Harris makes two assumptions here that Hunter and Nedelisky think fatal to his argument that science can ground morality:
[F]irst, that well-being is a moral good, and, second, that we know what the observable properties of well-being are. Yet [Harris] doesn’t see these assumptions as problematic for the scientific status of his argument. After all, he reasons, we make similar assumptions in medicine, but we can all recognize that it is still a science. But he still doesn’t recognize that this thinking is fatal to his claim that science can determine moral values. To make the problem for Harris more vivid, compare his argument above with arguments that share the same logic and structure:
  • Science cannot tell us why, scientifically, we should value the enslavement of Africans. But once we admit that slavery is the proper concern of social science, we can then study and promote it through science. I think our concern for embracing slavery is even less in need for justification than our concern for health is. And once we begin thinking seriously about slavery, we will find that science can resolve specific questions about morality and human values.
  • Science cannot tell us why, scientifically, we should value the purging of Jews, gypsies, and the mentally disabled from society. But once we admit that their eradication is the proper concern of social science, we can then study and promote it through science.
  • Science cannot tell us why, scientifically, we should value a prohibition on gay marriage. But once we admit that such a prohibition is the proper concern of social science, we can then study and promote it through science.
Although these parallel arguments are outlandish to our ears today, they all, in fact, have historical precedent—and from not so long ago. Most tellingly, these arguments rely on the same logic as Harris’s. But of course they have little hope of showing that we should approve slavery, prohibit gay marriage, and bring about the elimination of Jews, gypsies, and the mentally disabled. Why? Because these arguments merely assume that we should, then recommend the scientific study and promotion of these ends.
Additionally, Harris makes an error I alluded to above. It's not so much that he assumes well-being to be a moral good, although as Davison and Nedelisky point out, that assumption is problematic, rather it's his assumption that anyone has a duty, an obligation, to promote other people's well-being. That assumption is completely ungrounded. Why, for example, would it be wrong to state that my only moral duty, if I have any, is to myself and that others should see to their own interests?

Someone may reply that if I were to adopt that posture others will resent me, and I will suffer for it, but that's a purely prudential, not a moral, argument. The reply to it is that to which Plato adverts in The Republic: The best course of action is to act selfishly while deceiving others into thinking that you're actually unselfish. Indeed, the wisest course, given naturalism, is to be selfish while encouraging others to be altruistic. Why, on naturalism, would such a strategy be morally wrong?
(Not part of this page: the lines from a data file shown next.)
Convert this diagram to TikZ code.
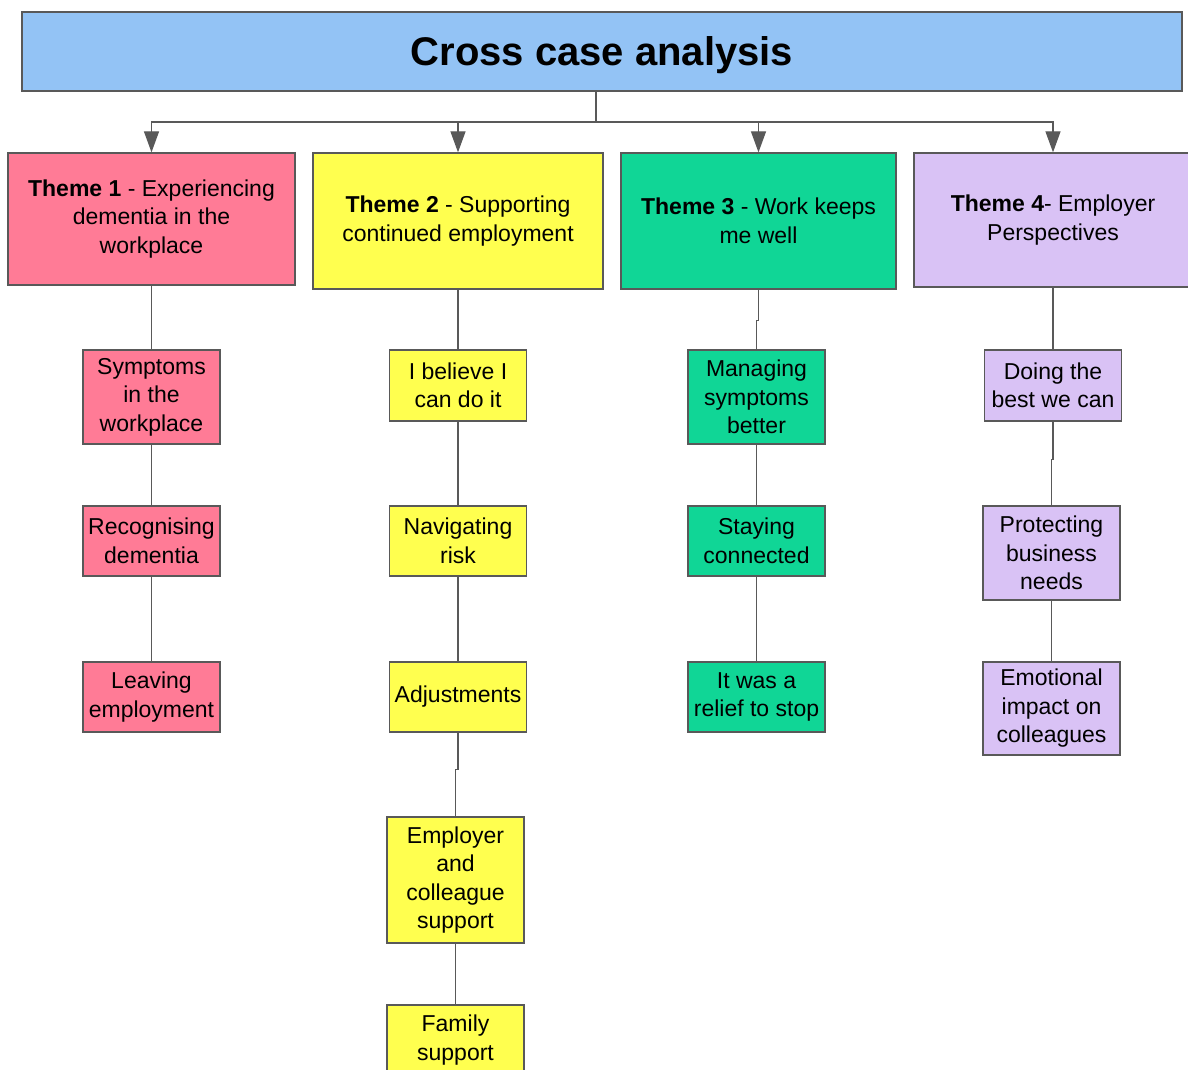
\documentclass[tikz,border=0pt]{standalone}
\usepackage{fontspec}
\setmainfont{Liberation Sans}
\usetikzlibrary{arrows.meta}
\definecolor{linegray}{HTML}{595959}
\definecolor{titleblue}{HTML}{93C3F5}
\definecolor{pinkc}{HTML}{FF7B96}
\definecolor{yellowc}{HTML}{FFFF4F}
\definecolor{greenc}{HTML}{10D696}
\definecolor{lavc}{HTML}{D9C2F5}
\tikzset{
  box/.style={draw=linegray, line width=1.3pt, align=center, inner sep=0pt,
    font=\fontsize{23}{28.5}\selectfont},
  conn/.style={draw=linegray, line width=1.3pt},
  arr/.style={conn, -{Triangle[width=15pt,length=21pt]}},
}
\begin{document}
\begin{tikzpicture}[x=1pt,y=-1pt]
\useasboundingbox (0,0) rectangle (1188,1070);
\clip (0,0) rectangle (1188,1070);
% title
\node[box, fill=titleblue, minimum width=1160pt, minimum height=79pt,
  text height=37pt, text depth=8pt,
  font=\fontsize{40}{44}\selectfont\bfseries] (title) at (602,51.5) {Cross case analysis};
% themes
\node[box, fill=pinkc, minimum width=287pt, minimum height=132pt] (t1) at (151.5,219)
  {\textbf{Theme 1} - Experiencing\\dementia in the\\workplace};
\node[box, fill=yellowc, minimum width=290pt, minimum height=136pt] (t2) at (458,221)
  {\textbf{Theme 2} - Supporting\\continued employment};
\node[box, fill=greenc, minimum width=275pt, minimum height=136pt] (t3) at (758.5,221)
  {\textbf{Theme 3} - Work keeps\\me well};
\node[box, fill=lavc, minimum width=278pt, minimum height=134pt] (t4) at (1053,220)
  {\textbf{Theme 4}- Employer\\Perspectives};
% column 1
\node[box, fill=pinkc, minimum width=137pt, minimum height=94pt] (a1) at (151.5,397)
  {Symptoms\\in the\\workplace};
\node[box, fill=pinkc, minimum width=137pt, minimum height=70pt] (a2) at (151.5,541)
  {Recognising\\dementia};
\node[box, fill=pinkc, minimum width=137pt, minimum height=70pt] (a3) at (151.5,697)
  {Leaving\\employment};
% column 2
\node[box, fill=yellowc, minimum width=137pt, minimum height=71pt] (b1) at (458,385.5)
  {I believe I\\can do it};
\node[box, fill=yellowc, minimum width=137pt, minimum height=70pt] (b2) at (458,541)
  {Navigating\\risk};
\node[box, fill=yellowc, minimum width=137pt, minimum height=70pt] (b3) at (458,697)
  {Adjustments};
\node[box, fill=yellowc, minimum width=137pt, minimum height=126pt] (b4) at (455.5,880)
  {Employer\\and\\colleague\\support};
\node[box, fill=yellowc, minimum width=137pt, minimum height=70pt] (b5) at (455.5,1040)
  {Family\\support};
% column 3
\node[box, fill=greenc, minimum width=137pt, minimum height=94pt] (c1) at (756.5,397)
  {Managing\\symptoms\\better};
\node[box, fill=greenc, minimum width=137pt, minimum height=70pt] (c2) at (756.5,541)
  {Staying\\connected};
\node[box, fill=greenc, minimum width=137pt, minimum height=70pt] (c3) at (756.5,697)
  {It was a\\relief to stop};
% column 4
\node[box, fill=lavc, minimum width=137pt, minimum height=71pt] (d1) at (1053,385.5)
  {Doing the\\best we can};
\node[box, fill=lavc, minimum width=137pt, minimum height=94pt] (d2) at (1051.5,553)
  {Protecting\\business\\needs};
\node[box, fill=lavc, minimum width=137pt, minimum height=93pt] (d3) at (1051.5,708.5)
  {Emotional\\impact on\\colleagues};
% title to themes
\coordinate (hub) at (596,122);
\draw[conn] (hub |- title.south) -- (hub);
\draw[arr] (hub) -| (t1.north);
\draw[arr] (hub) -| (t2.north);
\draw[arr] (hub) -| (t3.north);
\draw[arr] (hub) -| (t4.north);
% column links
\draw[conn] (t1.south) -- (a1.north);
\draw[conn] (a1.south) -- (a2.north);
\draw[conn] (a2.south) -- (a3.north);
\draw[conn] (t2.south) -- (b1.north);
\draw[conn] (b1.south) -- (b2.north);
\draw[conn] (b2.south) -- (b3.north);
\draw[conn] (b3.south) -- ++(0,37) -| (b4.north);
\draw[conn] (b4.south) -- (b5.north);
\draw[conn] (t3.south) -- ++(0,31) -| (c1.north);
\draw[conn] (c1.south) -- (c2.north);
\draw[conn] (c2.south) -- (c3.north);
\draw[conn] (t4.south) -- (d1.north);
\draw[conn] (d1.south) -- ++(0,38) -| (d2.north);
\draw[conn] (d2.south) -- (d3.north);
\end{tikzpicture}
\end{document}
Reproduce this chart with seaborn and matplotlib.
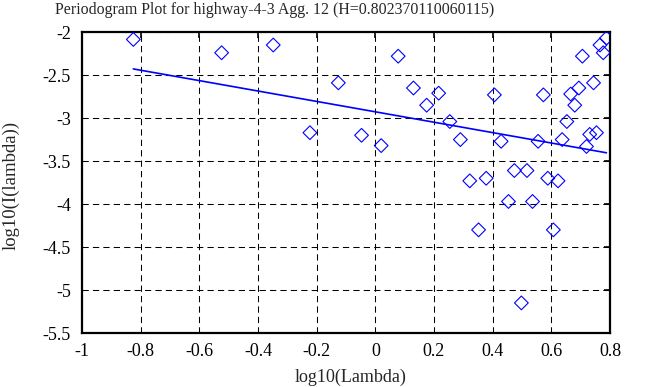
import matplotlib
matplotlib.use('Agg')
import matplotlib.pyplot as plt
import seaborn as sns
import pandas as pd

# log10 of Fourier frequencies and log10 of periodogram ordinates
log_lambda = [-0.825, -0.524, -0.348, -0.223, -0.126, -0.047, 0.020, 0.078,
              0.130, 0.175, 0.216, 0.254, 0.290, 0.322, 0.352, 0.378, 0.406,
              0.429, 0.454, 0.474, 0.498, 0.517, 0.536, 0.555, 0.573, 0.588,
              0.607, 0.623, 0.637, 0.653, 0.666, 0.680, 0.694, 0.706, 0.720,
              0.731, 0.744, 0.754, 0.766, 0.777, 0.788]
log_I = [-2.085, -2.24, -2.15, -3.17, -2.59, -3.20, -3.32, -2.28,
         -2.65, -2.85, -2.71, -3.04, -3.25, -3.73, -4.30, -3.70, -2.73,
         -3.27, -3.97, -3.61, -5.15, -3.61, -3.97, -3.27, -2.73, -3.70,
         -4.30, -3.73, -3.25, -3.04, -2.72, -2.85, -2.65, -2.28, -3.33,
         -3.19, -2.59, -3.17, -2.15, -2.24, -2.07]

slope = -0.6047
intercept = -2.927
H = 0.802370110060115

x_ticks = [-1, -0.8, -0.6, -0.4, -0.2, 0, 0.2, 0.4, 0.6, 0.8]
y_ticks = [-5.5, -5, -4.5, -4, -3.5, -3, -2.5, -2]

df = pd.DataFrame({'x': log_lambda, 'y': log_I})
fit = pd.DataFrame({'x': [log_lambda[0], log_lambda[-1]]})
fit['y'] = intercept + slope * fit['x']

sns.set_style('white')
plt.rcParams['font.family'] = ['Liberation Serif', 'DejaVu Serif']

fig = plt.figure(figsize=(6.63, 3.87), dpi=100)
ax = fig.add_axes([0.1237, 0.1395, 0.7963, 0.7775])

sns.scatterplot(data=df, x='x', y='y', marker='D', s=49, facecolors='none',
                edgecolor='blue', linewidth=0.8, ax=ax, zorder=3)
sns.lineplot(data=fit, x='x', y='y', color='blue', linewidth=1.2, ax=ax, zorder=3)

ax.set_xlim(-1, 0.8)
ax.set_ylim(-5.5, -2)
ax.set_xticks(x_ticks)
ax.set_yticks(y_ticks)
ax.set_xticklabels([f'{t:g}' for t in x_ticks])
ax.set_yticklabels([f'{t:g}' for t in y_ticks])
ax.grid(True, color='black', linestyle=(0, (6, 4)), linewidth=0.75)
ax.tick_params(direction='in', length=4.5, width=1.2, top=True, right=True,
               labelsize=13, colors='black')
ax.tick_params(axis='x', pad=7)
ax.tick_params(axis='y', pad=8)
for sp in ax.spines.values():
    sp.set_linewidth(1.6)
    sp.set_color('black')

fig.text(55 / 663, 1 - 2 / 387, f'Periodogram Plot for highway-4-3 Agg. 12 (H={H})',
         fontsize=11.4, ha='left', va='top')
ax.set_xlabel('log10(Lambda)', fontsize=13)
ax.set_ylabel('log10(I(lambda))', fontsize=13.5)
ax.xaxis.set_label_coords(0.508, -0.118)
ax.yaxis.set_label_coords(-0.119, 0.49)

fig.savefig('out.png', dpi=100)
The problem with attempts such as the Hedgehog article illuminates is that they are efforts to ground morality in human reason, but this is a quixotic task. Canadian philosopher Kai Nielsen made the attempt himself and toward the end of his career he finally acknowledged the futility of the endeavor. He wrote:
We have not been able to show that reason requires the moral point of view, or that all really rational persons, unhoodwinked by myth or ideology, need not be individual egoists or amoralists....Reason doesn't decide here....The picture I have painted is not a pleasant one. Reflection on it depresses me....Pure reason will not take you to morality.
Nor will reason's handmaiden, science. Only a transcendent, personal moral authority which possesses the power to impose accountability can be an adequate ground for moral obligation.